Using the material below, print a verbatim copy of every line from the one containing "Write a Python" through the one containing "import matplotlib.pyplot as plt", inclusive, and omit the pictures.
━━━━━ Recorded information ━━━━━
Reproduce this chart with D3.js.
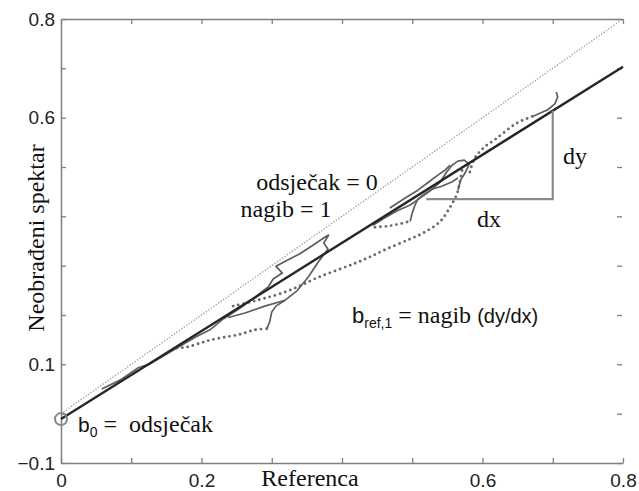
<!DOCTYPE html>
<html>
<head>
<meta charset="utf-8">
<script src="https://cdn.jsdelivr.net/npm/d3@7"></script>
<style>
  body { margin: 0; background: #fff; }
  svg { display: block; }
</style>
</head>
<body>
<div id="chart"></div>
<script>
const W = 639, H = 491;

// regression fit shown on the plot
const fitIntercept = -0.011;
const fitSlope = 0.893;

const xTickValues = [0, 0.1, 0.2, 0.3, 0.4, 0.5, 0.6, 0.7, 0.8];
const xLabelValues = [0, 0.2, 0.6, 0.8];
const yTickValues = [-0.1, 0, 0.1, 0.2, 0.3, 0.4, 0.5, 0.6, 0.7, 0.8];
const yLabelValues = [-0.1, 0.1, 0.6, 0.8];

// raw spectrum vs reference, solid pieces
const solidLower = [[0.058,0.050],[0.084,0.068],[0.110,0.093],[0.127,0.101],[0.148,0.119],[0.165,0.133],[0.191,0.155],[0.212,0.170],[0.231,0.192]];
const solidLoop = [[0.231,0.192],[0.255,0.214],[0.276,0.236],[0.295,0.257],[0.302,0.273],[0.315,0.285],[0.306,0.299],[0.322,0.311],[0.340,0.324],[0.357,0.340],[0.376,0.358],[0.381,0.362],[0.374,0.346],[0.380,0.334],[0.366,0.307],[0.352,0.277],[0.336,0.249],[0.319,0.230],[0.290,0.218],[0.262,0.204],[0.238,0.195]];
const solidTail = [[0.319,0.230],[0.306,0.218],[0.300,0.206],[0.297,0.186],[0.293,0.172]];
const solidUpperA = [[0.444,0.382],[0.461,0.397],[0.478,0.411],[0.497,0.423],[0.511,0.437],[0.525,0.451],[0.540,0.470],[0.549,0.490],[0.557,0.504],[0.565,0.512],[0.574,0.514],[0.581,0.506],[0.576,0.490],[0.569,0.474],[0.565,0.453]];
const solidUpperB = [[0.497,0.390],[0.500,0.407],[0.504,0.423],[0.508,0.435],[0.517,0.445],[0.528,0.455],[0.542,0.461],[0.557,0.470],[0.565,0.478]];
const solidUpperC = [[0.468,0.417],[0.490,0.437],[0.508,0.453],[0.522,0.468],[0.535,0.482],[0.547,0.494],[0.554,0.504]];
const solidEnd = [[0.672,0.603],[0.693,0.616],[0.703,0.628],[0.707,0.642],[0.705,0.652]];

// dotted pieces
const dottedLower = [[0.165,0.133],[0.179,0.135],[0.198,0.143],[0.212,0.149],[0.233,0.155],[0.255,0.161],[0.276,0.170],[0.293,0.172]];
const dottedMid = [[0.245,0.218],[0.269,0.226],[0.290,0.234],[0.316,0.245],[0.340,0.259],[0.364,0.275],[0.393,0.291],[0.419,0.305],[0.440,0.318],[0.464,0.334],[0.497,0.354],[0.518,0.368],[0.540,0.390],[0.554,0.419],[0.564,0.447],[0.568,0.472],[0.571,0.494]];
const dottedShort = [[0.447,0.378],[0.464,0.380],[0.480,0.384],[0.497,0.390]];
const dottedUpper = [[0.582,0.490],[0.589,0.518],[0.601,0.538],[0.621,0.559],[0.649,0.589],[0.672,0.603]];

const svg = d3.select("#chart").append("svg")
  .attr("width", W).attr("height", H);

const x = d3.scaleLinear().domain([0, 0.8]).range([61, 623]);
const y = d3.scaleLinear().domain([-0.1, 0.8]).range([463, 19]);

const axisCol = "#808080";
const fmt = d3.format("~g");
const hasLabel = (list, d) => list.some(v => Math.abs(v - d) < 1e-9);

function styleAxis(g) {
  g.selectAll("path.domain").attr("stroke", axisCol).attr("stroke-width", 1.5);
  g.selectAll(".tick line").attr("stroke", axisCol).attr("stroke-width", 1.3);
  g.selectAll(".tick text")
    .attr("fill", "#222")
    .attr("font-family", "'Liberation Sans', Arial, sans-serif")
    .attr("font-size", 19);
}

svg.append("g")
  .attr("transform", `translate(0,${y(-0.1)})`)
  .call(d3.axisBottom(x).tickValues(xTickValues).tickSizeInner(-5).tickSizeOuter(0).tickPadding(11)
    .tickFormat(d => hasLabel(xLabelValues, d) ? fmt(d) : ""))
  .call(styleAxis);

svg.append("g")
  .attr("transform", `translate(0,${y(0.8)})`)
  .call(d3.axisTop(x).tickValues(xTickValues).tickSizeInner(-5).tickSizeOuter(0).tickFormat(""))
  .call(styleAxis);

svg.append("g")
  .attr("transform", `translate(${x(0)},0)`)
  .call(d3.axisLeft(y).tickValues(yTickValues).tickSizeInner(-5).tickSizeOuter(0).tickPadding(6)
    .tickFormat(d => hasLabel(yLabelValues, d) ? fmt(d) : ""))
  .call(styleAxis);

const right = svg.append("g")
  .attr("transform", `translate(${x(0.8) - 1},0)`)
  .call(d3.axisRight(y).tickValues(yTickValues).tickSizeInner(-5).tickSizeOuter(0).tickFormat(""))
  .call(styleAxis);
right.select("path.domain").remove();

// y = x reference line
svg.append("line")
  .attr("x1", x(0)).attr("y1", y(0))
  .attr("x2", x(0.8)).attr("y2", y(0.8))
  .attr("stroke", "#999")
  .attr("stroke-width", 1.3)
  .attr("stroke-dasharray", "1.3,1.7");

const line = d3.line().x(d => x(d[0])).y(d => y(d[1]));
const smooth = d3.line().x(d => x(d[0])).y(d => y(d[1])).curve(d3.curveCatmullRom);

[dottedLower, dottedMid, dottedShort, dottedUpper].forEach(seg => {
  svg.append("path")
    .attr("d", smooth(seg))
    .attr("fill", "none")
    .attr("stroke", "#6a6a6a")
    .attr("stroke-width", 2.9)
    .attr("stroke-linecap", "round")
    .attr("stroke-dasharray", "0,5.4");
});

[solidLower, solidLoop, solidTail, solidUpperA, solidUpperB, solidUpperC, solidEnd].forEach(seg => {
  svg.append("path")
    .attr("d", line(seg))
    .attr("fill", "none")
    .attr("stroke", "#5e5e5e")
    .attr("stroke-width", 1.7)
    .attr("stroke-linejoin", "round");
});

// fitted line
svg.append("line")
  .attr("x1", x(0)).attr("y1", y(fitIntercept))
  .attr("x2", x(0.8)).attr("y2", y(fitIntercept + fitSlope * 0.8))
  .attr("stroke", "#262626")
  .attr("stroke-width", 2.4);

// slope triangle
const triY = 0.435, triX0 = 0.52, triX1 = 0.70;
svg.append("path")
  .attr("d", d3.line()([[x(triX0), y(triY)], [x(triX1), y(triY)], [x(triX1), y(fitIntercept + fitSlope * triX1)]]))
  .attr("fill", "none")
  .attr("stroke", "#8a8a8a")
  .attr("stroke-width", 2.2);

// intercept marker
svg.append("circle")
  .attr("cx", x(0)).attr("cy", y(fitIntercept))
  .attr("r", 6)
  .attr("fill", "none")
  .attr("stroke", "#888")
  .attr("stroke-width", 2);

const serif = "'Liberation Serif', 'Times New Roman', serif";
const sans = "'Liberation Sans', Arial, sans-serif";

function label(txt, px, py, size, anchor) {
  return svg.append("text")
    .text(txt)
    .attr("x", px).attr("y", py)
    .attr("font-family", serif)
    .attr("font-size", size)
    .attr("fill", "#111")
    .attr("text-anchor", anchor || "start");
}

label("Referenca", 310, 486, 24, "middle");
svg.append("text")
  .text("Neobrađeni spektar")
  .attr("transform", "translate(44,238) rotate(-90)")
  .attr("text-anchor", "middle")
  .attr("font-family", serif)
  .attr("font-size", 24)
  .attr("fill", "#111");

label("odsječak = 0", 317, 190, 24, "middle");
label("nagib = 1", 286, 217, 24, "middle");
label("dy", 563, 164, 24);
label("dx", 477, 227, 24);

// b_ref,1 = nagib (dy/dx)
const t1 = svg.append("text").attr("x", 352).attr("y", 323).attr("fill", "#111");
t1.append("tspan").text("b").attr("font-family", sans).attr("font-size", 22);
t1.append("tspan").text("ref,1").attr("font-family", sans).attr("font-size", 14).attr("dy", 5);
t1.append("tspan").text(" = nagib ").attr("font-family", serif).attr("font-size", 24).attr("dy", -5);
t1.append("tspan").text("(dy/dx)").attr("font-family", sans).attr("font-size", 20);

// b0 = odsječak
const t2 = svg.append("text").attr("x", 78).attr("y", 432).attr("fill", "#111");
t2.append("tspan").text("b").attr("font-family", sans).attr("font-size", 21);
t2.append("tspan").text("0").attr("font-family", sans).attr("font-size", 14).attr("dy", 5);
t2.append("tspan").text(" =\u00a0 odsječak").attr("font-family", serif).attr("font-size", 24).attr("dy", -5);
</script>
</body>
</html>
━━━━━
━━━━━ Recorded information ━━━━━
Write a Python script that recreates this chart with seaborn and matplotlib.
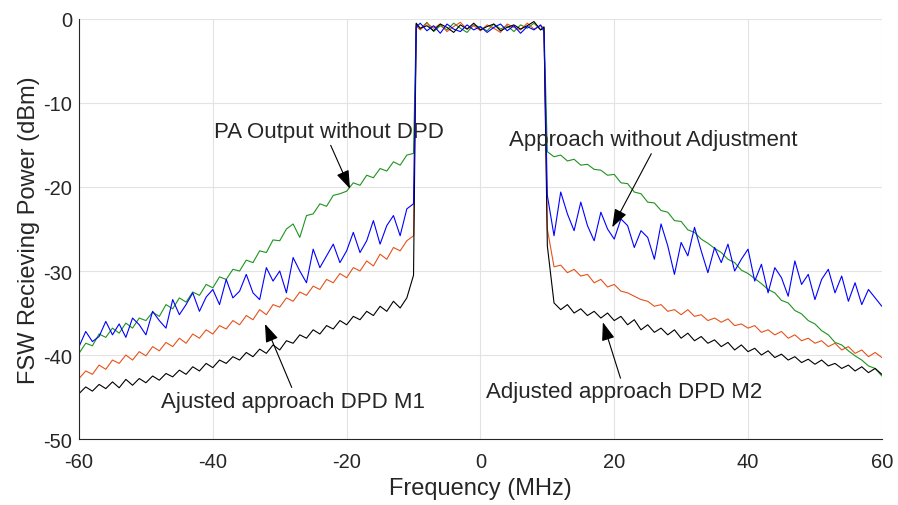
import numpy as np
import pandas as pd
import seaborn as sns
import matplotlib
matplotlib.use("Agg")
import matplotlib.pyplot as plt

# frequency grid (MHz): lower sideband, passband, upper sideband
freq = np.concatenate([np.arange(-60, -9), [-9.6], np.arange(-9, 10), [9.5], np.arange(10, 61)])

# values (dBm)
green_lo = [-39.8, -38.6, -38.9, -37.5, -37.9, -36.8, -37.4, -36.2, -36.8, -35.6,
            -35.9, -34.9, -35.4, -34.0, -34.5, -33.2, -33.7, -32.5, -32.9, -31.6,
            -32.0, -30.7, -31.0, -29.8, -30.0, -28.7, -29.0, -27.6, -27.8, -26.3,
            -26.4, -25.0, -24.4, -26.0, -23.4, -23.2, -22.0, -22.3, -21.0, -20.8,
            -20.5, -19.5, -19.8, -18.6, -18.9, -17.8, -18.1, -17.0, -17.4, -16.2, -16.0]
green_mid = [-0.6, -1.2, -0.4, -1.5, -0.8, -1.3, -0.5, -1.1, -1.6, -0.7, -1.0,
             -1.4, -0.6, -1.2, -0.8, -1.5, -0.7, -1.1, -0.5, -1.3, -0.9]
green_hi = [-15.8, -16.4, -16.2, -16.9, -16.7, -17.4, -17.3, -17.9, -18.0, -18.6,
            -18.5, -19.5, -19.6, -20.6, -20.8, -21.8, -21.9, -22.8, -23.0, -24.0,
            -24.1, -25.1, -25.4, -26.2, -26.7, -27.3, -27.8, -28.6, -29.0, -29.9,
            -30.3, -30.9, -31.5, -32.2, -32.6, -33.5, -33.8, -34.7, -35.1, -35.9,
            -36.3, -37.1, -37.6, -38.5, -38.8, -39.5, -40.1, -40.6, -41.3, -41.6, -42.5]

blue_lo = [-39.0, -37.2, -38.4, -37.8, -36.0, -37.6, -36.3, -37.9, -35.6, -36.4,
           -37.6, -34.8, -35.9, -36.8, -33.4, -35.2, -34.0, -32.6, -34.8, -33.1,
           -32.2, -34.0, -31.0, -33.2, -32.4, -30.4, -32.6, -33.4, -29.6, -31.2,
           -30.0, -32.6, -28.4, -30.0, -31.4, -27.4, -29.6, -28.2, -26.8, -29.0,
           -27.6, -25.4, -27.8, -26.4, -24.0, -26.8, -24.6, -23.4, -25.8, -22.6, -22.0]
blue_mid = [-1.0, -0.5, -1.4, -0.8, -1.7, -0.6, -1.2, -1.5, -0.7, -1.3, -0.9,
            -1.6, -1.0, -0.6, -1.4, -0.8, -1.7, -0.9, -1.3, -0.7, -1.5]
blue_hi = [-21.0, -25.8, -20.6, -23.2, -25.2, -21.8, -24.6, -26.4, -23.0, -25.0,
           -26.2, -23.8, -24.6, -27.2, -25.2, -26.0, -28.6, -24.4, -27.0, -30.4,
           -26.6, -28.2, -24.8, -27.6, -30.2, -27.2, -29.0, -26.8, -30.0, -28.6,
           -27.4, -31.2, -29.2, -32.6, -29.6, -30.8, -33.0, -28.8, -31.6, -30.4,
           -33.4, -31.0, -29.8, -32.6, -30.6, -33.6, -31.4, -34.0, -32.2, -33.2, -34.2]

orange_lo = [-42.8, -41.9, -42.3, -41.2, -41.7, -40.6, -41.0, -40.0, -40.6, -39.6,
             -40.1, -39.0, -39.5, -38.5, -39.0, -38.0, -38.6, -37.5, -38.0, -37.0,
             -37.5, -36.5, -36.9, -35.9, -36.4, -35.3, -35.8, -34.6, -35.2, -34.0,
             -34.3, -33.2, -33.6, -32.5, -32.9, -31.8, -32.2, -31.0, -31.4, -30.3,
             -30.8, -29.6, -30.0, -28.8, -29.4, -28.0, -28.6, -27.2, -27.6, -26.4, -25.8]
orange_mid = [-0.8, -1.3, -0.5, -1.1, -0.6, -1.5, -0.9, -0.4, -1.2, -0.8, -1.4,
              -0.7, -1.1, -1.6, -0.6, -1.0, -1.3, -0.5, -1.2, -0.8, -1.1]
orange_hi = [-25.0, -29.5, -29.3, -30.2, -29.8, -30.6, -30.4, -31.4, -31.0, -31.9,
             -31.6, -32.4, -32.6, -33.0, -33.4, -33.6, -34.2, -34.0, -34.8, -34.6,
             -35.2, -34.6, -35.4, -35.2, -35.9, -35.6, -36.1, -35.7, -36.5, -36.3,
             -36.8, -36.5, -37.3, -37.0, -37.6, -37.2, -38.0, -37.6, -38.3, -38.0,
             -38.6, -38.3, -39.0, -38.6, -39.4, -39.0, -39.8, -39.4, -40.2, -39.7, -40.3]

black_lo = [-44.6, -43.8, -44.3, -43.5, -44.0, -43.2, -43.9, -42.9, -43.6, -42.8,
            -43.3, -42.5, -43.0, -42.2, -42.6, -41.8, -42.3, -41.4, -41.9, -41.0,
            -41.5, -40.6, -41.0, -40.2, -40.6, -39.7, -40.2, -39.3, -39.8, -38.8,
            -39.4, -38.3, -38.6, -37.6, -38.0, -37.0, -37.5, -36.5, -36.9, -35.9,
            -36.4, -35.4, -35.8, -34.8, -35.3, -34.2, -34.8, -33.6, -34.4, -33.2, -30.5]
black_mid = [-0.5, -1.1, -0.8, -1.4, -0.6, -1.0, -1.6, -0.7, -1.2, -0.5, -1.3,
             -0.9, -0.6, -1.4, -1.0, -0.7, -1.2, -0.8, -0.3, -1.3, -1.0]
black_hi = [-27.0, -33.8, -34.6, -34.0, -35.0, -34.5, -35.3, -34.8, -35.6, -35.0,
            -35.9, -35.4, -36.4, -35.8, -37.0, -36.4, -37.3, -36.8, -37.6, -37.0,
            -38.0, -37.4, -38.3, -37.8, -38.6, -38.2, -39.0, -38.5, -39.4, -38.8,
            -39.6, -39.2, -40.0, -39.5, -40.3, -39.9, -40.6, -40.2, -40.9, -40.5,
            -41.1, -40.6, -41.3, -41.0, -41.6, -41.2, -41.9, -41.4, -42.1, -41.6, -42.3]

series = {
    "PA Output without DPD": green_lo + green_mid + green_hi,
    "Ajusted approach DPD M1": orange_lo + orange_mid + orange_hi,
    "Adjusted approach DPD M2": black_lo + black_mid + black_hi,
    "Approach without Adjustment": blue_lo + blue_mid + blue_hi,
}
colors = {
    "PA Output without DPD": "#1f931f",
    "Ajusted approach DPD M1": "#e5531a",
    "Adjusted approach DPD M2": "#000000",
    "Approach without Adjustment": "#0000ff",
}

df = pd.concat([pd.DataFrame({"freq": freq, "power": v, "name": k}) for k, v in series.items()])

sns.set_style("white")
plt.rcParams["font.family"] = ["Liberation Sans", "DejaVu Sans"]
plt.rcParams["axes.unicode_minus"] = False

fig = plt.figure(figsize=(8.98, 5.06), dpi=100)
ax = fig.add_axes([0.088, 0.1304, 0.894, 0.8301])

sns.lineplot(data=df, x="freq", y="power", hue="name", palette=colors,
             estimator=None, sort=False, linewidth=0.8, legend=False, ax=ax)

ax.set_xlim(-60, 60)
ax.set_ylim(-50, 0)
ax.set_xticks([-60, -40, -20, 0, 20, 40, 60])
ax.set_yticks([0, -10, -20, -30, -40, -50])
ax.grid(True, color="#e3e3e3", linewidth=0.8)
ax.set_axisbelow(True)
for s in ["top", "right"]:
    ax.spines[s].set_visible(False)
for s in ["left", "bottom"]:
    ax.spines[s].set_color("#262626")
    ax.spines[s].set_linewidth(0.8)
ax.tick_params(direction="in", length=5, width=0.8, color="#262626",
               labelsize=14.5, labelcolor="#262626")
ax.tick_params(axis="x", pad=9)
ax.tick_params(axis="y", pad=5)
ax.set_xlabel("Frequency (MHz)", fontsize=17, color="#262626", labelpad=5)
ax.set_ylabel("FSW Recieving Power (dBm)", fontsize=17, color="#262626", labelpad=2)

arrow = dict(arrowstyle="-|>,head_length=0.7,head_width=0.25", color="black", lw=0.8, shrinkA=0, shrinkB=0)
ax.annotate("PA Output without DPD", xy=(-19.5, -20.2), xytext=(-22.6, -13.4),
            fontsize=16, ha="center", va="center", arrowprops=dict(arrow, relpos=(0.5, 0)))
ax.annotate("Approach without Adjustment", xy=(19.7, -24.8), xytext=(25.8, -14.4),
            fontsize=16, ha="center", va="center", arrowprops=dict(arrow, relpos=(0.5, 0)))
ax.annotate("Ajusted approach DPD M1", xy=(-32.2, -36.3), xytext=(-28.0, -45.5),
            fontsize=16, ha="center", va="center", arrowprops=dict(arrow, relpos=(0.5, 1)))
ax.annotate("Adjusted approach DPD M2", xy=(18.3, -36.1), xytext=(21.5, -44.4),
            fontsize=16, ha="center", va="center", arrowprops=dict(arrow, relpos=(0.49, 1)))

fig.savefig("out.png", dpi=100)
━━━━━
━━━━━ Recorded information ━━━━━
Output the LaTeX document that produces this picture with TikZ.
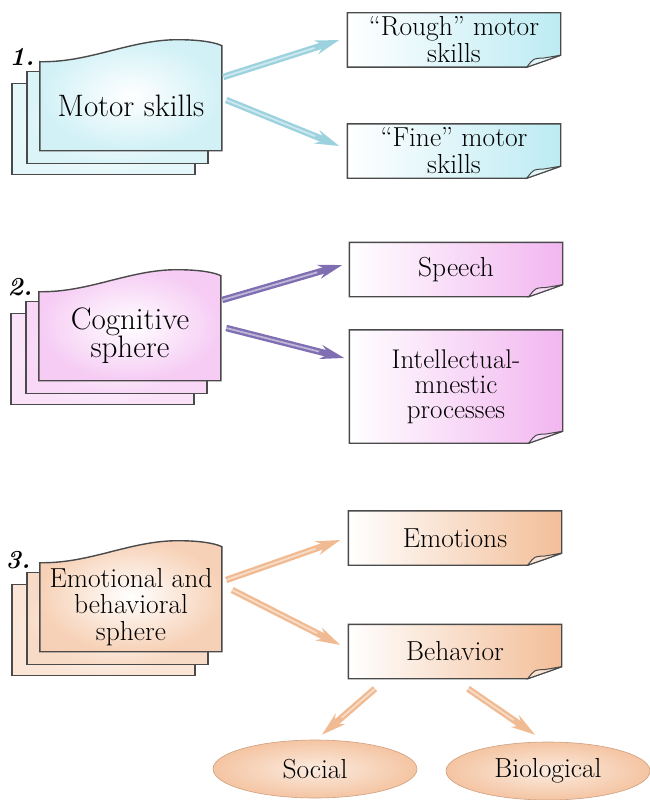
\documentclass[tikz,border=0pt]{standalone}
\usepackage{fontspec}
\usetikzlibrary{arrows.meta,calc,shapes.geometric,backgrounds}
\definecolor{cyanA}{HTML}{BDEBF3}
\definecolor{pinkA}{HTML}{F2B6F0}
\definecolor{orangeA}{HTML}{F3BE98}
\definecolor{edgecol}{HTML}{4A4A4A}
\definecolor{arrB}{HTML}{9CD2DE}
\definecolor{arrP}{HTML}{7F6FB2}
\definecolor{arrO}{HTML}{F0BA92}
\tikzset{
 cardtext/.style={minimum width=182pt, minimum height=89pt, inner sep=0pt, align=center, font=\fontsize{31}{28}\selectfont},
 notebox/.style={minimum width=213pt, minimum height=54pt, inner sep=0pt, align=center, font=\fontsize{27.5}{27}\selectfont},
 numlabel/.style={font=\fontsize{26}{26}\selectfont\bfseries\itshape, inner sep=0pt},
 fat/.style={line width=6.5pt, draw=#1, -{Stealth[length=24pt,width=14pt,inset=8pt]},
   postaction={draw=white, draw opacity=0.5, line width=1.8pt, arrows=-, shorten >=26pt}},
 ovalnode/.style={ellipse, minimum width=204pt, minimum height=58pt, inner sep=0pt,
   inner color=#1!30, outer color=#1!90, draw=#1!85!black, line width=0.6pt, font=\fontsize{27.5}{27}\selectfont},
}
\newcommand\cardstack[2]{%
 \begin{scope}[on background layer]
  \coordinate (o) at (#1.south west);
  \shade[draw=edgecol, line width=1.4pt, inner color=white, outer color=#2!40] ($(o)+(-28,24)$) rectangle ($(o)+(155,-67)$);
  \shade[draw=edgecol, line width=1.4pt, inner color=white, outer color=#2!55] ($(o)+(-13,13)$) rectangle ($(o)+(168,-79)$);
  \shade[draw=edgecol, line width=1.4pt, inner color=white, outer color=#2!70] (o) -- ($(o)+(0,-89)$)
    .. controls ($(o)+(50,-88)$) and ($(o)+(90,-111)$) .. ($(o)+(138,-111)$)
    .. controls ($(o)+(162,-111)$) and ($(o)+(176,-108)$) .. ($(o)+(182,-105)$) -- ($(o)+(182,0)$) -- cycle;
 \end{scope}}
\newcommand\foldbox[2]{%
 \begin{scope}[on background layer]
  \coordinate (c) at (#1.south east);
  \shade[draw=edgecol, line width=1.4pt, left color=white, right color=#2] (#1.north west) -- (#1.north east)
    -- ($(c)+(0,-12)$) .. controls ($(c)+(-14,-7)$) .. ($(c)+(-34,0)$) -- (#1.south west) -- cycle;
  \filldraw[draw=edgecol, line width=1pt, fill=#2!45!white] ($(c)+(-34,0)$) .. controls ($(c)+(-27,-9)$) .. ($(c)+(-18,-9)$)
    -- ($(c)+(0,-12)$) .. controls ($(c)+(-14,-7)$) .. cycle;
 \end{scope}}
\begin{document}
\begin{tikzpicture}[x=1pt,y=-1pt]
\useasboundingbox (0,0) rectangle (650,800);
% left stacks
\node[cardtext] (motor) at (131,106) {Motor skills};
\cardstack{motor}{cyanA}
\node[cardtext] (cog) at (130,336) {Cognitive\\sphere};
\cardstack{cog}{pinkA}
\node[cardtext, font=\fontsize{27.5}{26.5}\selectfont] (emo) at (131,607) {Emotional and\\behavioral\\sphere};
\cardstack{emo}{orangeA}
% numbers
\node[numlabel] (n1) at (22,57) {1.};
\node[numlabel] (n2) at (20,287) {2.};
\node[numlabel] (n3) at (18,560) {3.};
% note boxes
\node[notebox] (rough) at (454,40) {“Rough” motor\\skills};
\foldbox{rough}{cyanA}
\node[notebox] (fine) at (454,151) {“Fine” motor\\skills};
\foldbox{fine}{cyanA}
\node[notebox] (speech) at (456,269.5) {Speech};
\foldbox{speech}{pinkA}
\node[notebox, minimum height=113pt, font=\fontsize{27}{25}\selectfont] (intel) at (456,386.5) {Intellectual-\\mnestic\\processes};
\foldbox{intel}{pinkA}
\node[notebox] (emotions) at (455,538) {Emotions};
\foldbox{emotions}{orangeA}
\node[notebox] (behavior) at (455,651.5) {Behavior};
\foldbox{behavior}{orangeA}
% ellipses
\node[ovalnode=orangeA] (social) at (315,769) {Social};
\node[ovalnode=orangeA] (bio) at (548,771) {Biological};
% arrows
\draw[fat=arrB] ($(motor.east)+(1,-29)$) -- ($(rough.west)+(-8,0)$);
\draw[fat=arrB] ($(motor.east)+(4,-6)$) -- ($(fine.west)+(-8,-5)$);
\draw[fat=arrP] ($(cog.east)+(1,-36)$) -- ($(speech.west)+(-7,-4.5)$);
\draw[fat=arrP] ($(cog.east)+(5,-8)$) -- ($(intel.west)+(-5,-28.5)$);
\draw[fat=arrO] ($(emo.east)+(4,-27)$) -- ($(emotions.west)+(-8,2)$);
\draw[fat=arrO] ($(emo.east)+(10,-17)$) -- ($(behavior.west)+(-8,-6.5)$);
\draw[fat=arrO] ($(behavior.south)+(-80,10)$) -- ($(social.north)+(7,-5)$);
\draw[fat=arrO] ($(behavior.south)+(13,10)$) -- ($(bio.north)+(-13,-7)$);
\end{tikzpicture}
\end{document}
━━━━━
| Result for this task |
Write a Python script that recreates this chart with seaborn and matplotlib.
import numpy as np
import pandas as pd
import seaborn as sns
import matplotlib
matplotlib.use("Agg")
import matplotlib.pyplot as plt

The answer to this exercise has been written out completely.